*Extracted records:*
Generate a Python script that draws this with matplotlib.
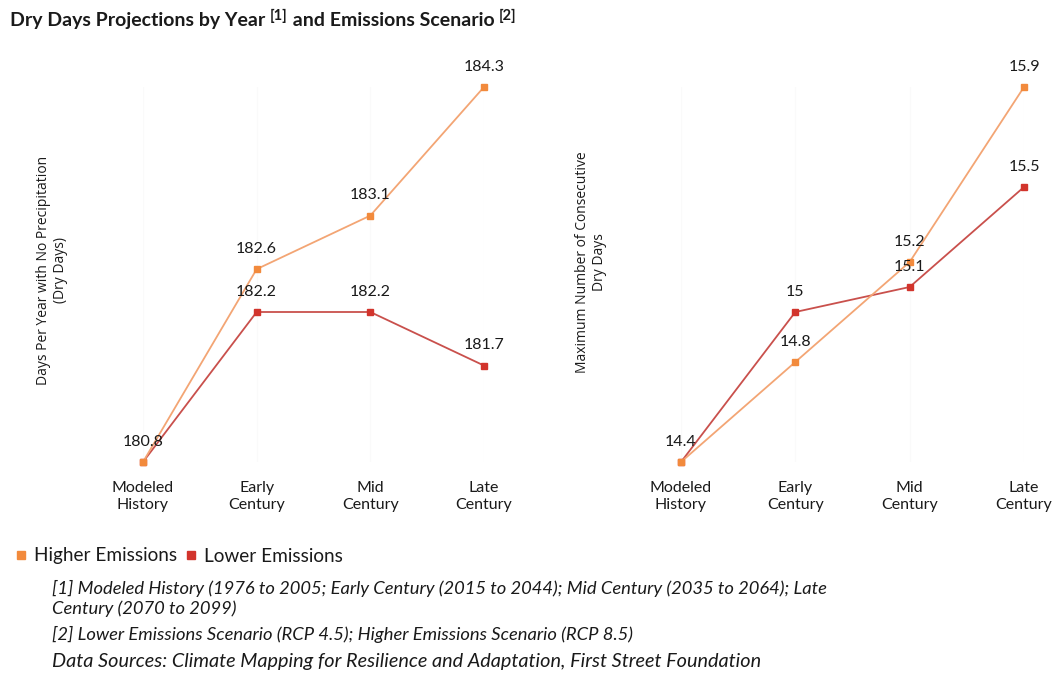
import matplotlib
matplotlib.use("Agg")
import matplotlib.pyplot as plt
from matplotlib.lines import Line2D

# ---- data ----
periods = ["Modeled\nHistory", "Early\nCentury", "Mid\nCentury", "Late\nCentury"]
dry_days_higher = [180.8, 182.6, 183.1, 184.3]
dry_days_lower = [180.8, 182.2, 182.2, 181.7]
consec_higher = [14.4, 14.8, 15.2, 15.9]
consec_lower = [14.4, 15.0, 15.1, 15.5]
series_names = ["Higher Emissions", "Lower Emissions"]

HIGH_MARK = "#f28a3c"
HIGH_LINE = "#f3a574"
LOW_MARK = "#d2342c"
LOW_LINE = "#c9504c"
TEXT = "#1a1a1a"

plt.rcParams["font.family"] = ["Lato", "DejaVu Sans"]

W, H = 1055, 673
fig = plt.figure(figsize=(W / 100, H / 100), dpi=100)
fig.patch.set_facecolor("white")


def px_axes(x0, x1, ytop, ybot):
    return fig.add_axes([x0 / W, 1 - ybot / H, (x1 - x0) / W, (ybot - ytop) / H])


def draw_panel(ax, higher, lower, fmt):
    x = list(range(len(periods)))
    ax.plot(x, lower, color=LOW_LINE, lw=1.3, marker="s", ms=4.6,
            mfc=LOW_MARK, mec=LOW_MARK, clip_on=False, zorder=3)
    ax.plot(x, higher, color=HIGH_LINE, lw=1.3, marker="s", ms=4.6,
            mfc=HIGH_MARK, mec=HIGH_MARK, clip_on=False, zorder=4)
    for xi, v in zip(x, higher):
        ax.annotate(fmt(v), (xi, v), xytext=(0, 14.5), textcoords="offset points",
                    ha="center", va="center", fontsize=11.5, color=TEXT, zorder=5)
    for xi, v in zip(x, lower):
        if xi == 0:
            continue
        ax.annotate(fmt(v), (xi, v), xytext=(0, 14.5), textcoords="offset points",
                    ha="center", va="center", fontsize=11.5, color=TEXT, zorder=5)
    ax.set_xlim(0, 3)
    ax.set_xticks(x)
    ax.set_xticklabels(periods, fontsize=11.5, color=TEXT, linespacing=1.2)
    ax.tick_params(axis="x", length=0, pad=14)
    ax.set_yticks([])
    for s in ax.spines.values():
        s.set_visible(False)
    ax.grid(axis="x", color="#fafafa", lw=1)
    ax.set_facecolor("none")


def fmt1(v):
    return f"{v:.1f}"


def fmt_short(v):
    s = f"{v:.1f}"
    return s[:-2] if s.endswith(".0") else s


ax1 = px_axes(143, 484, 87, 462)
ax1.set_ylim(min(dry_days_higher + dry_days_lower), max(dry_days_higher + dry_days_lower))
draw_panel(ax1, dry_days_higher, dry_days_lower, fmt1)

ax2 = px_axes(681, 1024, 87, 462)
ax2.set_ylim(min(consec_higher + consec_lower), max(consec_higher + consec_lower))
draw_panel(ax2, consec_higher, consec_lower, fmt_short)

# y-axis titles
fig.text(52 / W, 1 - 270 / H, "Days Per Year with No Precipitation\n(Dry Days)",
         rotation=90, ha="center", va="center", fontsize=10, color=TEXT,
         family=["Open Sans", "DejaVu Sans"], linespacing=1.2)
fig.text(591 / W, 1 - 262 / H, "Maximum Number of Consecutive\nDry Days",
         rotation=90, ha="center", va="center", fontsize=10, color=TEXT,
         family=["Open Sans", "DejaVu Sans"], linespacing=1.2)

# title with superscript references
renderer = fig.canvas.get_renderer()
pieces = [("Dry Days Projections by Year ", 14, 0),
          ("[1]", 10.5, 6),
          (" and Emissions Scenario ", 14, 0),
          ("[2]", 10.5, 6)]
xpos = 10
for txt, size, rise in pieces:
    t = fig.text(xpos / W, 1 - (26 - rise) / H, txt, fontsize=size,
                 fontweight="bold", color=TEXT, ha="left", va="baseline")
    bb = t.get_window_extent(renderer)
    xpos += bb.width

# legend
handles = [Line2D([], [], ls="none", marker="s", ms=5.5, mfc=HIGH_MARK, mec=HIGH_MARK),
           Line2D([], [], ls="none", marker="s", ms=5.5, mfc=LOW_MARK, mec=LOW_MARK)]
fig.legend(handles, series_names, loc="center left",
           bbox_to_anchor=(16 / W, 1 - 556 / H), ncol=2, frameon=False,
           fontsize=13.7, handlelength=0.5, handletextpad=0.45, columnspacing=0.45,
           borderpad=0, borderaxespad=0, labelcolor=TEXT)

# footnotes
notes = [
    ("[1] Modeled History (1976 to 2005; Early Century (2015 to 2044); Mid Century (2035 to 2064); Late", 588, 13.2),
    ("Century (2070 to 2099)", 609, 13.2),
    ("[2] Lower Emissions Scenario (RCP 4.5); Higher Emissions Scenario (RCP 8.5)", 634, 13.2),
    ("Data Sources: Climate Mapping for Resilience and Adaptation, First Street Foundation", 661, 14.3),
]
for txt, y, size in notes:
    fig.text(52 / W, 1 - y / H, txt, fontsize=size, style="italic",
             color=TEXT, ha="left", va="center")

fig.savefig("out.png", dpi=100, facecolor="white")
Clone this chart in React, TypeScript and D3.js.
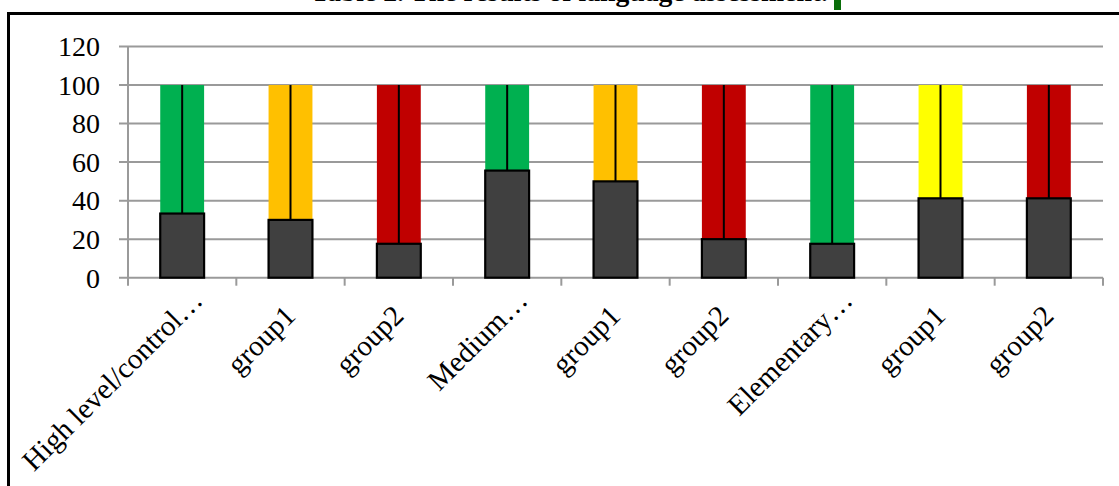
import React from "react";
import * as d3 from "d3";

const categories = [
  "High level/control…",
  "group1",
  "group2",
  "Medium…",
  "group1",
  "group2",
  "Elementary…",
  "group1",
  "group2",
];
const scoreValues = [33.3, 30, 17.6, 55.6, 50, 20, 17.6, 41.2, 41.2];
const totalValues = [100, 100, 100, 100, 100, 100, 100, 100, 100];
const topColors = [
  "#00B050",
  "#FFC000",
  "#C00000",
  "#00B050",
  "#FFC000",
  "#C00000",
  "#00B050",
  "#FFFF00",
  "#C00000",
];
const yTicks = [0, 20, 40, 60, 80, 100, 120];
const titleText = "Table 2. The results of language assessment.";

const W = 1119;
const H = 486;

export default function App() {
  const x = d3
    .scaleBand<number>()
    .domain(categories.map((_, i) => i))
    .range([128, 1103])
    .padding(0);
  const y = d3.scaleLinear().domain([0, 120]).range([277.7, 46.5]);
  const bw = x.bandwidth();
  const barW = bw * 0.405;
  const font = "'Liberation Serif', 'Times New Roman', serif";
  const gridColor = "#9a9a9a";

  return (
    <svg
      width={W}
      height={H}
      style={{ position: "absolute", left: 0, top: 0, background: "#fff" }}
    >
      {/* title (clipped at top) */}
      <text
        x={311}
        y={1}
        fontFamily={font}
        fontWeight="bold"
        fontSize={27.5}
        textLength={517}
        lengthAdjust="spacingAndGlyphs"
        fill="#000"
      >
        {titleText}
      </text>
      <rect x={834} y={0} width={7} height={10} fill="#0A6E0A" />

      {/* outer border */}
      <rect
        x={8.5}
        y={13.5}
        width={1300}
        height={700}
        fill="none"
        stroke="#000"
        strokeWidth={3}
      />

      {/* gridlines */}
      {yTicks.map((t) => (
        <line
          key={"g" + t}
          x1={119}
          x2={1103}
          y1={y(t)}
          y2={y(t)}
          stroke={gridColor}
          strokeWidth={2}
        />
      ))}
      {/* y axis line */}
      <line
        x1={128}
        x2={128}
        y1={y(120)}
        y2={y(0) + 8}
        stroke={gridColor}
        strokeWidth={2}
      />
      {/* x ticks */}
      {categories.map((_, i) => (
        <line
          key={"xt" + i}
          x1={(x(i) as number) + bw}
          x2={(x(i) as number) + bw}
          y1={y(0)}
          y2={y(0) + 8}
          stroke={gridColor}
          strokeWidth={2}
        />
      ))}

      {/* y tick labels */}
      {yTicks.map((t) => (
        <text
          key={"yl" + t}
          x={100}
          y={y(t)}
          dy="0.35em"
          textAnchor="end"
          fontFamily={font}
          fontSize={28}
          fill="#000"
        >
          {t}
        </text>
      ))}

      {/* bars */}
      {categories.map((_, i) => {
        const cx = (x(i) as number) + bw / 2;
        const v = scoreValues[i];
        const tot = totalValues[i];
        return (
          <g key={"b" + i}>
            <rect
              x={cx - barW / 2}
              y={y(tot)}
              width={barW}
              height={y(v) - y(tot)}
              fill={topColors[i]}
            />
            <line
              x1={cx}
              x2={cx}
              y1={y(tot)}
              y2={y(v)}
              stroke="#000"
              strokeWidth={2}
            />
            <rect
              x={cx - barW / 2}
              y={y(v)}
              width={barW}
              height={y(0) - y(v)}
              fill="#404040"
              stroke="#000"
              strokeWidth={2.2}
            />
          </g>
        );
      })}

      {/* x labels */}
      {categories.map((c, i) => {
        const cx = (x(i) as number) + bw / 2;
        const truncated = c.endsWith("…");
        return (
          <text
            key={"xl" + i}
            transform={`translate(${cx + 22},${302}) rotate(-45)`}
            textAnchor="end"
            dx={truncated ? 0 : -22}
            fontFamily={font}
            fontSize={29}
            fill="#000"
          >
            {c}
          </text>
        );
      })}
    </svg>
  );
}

*Exercise task:*
From the first line above through the line containing "from matplotlib.lines import Line2D", copy everything exactly, without the pictures.

*Problem solution:*
Generate a Python script that draws this with matplotlib.
import matplotlib
matplotlib.use("Agg")
import matplotlib.pyplot as plt
from matplotlib.lines import Line2D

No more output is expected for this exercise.